Re: OOPS with slab cache

From: Andreas Dilger (adilger@home.com)
Date: Tue Jan 11 2000 - 14:51:56 EST


Tigran writes:
> You said that you get an oops because of dereferencing cache name via
> /proc/slabinfo even though you destroy the cache with
> kmem_cache_destroy()?

> First of all, as far as I remember, Mark Hemment (author of slab) put the
> comment about not destroying the cache *before* Andrea Arcangeli added the
> destroy functioniality so your observation about it doesn't indicate that
> there should be a problem with kmem_cache_destroy()

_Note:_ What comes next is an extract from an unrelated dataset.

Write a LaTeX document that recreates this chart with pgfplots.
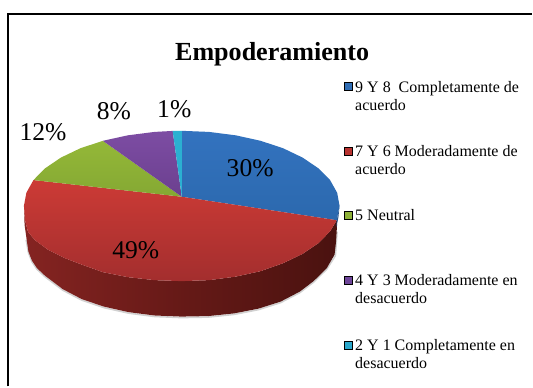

I did some further testing on this, and it appears that kmem_cache_destroy()
actually works (although nobody uses it anywhere yet). I will use this in
my module now.

The problem that arises is when __kmem_cache_shrink() doesn't free all of
the slabs for a cache, so the cache isn't destroyed. This leaves a dangling
pointer for name in the kernel cache_cache chain when the module is unloaded,
allowing any user to make the kernel unstable and crash by catting
/proc/slabinfo (granted that a module has to have a loose pointer somewhere
in order to generate this problem).

I think the patch I sent earlier to move the name into the kmem_cache_s
will fix this problem, and kmem_cache_destroy() will work. However, it
still means that all modules should call kmem_cache_destroy() at exit, and
the comment above kmem_cache_shrink() should be removed. At least we
won't have the OOPS problem, only memory leakage at the moment.

Cheers, Andreas

-- 
Andreas Dilger  \ "If a man ate a pound of pasta and a pound of antipasto,
                 \  would they cancel out, leaving him still hungry?"